→ Given information

--- Start ---

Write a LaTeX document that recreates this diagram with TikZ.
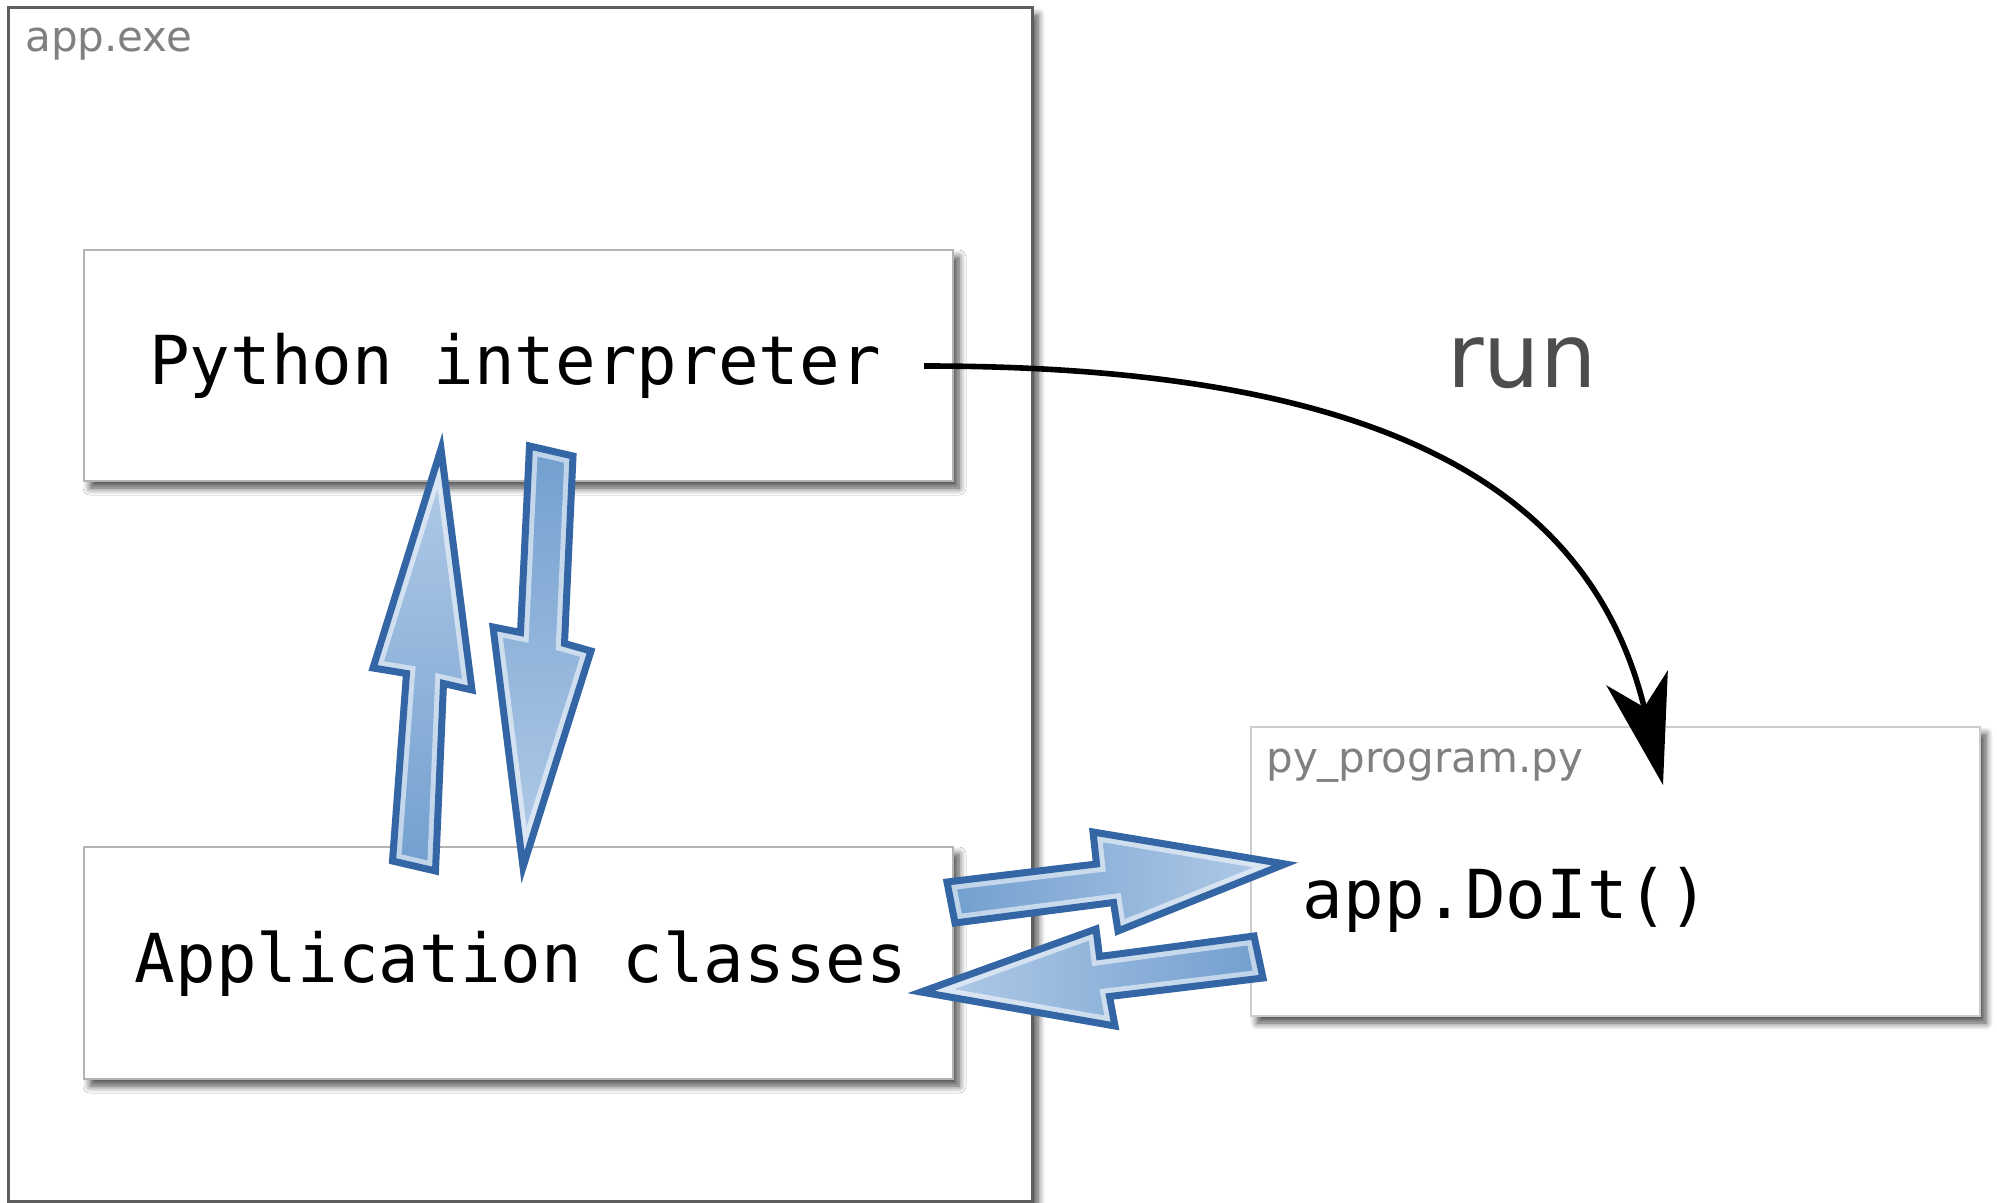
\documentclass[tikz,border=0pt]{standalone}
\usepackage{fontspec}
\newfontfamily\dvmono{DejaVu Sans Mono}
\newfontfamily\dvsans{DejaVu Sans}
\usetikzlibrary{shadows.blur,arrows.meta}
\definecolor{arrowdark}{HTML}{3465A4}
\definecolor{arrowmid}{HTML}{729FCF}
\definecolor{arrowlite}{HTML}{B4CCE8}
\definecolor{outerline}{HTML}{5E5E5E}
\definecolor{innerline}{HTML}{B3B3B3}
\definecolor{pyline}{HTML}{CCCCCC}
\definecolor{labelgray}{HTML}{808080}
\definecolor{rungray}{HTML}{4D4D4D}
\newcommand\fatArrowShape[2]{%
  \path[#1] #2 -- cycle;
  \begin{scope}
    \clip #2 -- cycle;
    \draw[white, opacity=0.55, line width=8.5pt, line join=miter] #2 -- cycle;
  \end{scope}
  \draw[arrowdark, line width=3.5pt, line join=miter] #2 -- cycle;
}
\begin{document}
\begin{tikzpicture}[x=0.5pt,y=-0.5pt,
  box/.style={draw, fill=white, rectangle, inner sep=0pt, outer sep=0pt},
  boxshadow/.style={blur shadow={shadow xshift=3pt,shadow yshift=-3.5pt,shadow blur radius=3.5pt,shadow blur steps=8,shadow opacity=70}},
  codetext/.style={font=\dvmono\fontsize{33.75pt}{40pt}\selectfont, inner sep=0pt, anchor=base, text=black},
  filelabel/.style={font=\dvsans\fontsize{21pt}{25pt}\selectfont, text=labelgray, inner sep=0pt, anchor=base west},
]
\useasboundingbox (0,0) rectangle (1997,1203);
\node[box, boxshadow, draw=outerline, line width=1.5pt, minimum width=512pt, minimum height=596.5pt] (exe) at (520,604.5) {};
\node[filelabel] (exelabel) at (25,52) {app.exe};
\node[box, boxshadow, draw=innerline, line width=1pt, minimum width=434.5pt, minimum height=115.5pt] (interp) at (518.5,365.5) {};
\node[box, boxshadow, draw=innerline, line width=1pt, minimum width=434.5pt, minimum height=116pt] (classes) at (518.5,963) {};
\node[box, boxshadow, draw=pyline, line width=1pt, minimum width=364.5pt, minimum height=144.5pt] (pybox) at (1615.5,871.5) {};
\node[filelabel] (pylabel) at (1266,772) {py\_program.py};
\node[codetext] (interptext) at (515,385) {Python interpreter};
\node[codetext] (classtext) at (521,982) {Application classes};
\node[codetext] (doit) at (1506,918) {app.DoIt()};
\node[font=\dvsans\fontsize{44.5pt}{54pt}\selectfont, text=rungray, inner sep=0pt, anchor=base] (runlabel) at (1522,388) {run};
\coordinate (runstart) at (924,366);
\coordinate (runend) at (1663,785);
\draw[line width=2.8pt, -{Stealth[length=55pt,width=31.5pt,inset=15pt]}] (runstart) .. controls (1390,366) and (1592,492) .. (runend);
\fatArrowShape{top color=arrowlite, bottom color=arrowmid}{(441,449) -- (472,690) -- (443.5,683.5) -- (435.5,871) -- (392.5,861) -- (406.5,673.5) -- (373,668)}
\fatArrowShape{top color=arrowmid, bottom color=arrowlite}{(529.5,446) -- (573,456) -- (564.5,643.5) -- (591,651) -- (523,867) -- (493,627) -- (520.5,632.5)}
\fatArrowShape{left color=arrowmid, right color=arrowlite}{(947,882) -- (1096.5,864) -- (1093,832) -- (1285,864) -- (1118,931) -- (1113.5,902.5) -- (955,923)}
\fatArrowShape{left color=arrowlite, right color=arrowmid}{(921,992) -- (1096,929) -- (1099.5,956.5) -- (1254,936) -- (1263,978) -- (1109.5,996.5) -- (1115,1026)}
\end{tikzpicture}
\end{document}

--- End ---

→ Exercise aim
Reproduce each line word for word and drop the pictures.

→ Exercise result
Write a LaTeX document that recreates this diagram with TikZ.
\documentclass[tikz,border=0pt]{standalone}
\usepackage{fontspec}
\newfontfamily\dvmono{DejaVu Sans Mono}
\newfontfamily\dvsans{DejaVu Sans}
\usetikzlibrary{shadows.blur,arrows.meta}
\definecolor{arrowdark}{HTML}{3465A4}
\definecolor{arrowmid}{HTML}{729FCF}
\definecolor{arrowlite}{HTML}{B4CCE8}
\definecolor{outerline}{HTML}{5E5E5E}
\definecolor{innerline}{HTML}{B3B3B3}
\definecolor{pyline}{HTML}{CCCCCC}
\definecolor{labelgray}{HTML}{808080}
\definecolor{rungray}{HTML}{4D4D4D}
\newcommand\fatArrowShape[2]{%
  \path[#1] #2 -- cycle;
  \begin{scope}
    \clip #2 -- cycle;
    \draw[white, opacity=0.55, line width=8.5pt, line join=miter] #2 -- cycle;
  \end{scope}
  \draw[arrowdark, line width=3.5pt, line join=miter] #2 -- cycle;
}
\begin{document}
\begin{tikzpicture}[x=0.5pt,y=-0.5pt,
  box/.style={draw, fill=white, rectangle, inner sep=0pt, outer sep=0pt},
  boxshadow/.style={blur shadow={shadow xshift=3pt,shadow yshift=-3.5pt,shadow blur radius=3.5pt,shadow blur steps=8,shadow opacity=70}},
  codetext/.style={font=\dvmono\fontsize{33.75pt}{40pt}\selectfont, inner sep=0pt, anchor=base, text=black},
  filelabel/.style={font=\dvsans\fontsize{21pt}{25pt}\selectfont, text=labelgray, inner sep=0pt, anchor=base west},
]
\useasboundingbox (0,0) rectangle (1997,1203);
\node[box, boxshadow, draw=outerline, line width=1.5pt, minimum width=512pt, minimum height=596.5pt] (exe) at (520,604.5) {};
\node[filelabel] (exelabel) at (25,52) {app.exe};
\node[box, boxshadow, draw=innerline, line width=1pt, minimum width=434.5pt, minimum height=115.5pt] (interp) at (518.5,365.5) {};
\node[box, boxshadow, draw=innerline, line width=1pt, minimum width=434.5pt, minimum height=116pt] (classes) at (518.5,963) {};
\node[box, boxshadow, draw=pyline, line width=1pt, minimum width=364.5pt, minimum height=144.5pt] (pybox) at (1615.5,871.5) {};
\node[filelabel] (pylabel) at (1266,772) {py\_program.py};
\node[codetext] (interptext) at (515,385) {Python interpreter};
\node[codetext] (classtext) at (521,982) {Application classes};
\node[codetext] (doit) at (1506,918) {app.DoIt()};
\node[font=\dvsans\fontsize{44.5pt}{54pt}\selectfont, text=rungray, inner sep=0pt, anchor=base] (runlabel) at (1522,388) {run};
\coordinate (runstart) at (924,366);
\coordinate (runend) at (1663,785);
\draw[line width=2.8pt, -{Stealth[length=55pt,width=31.5pt,inset=15pt]}] (runstart) .. controls (1390,366) and (1592,492) .. (runend);
\fatArrowShape{top color=arrowlite, bottom color=arrowmid}{(441,449) -- (472,690) -- (443.5,683.5) -- (435.5,871) -- (392.5,861) -- (406.5,673.5) -- (373,668)}
\fatArrowShape{top color=arrowmid, bottom color=arrowlite}{(529.5,446) -- (573,456) -- (564.5,643.5) -- (591,651) -- (523,867) -- (493,627) -- (520.5,632.5)}
\fatArrowShape{left color=arrowmid, right color=arrowlite}{(947,882) -- (1096.5,864) -- (1093,832) -- (1285,864) -- (1118,931) -- (1113.5,902.5) -- (955,923)}
\fatArrowShape{left color=arrowlite, right color=arrowmid}{(921,992) -- (1096,929) -- (1099.5,956.5) -- (1254,936) -- (1263,978) -- (1109.5,996.5) -- (1115,1026)}
\end{tikzpicture}
\end{document}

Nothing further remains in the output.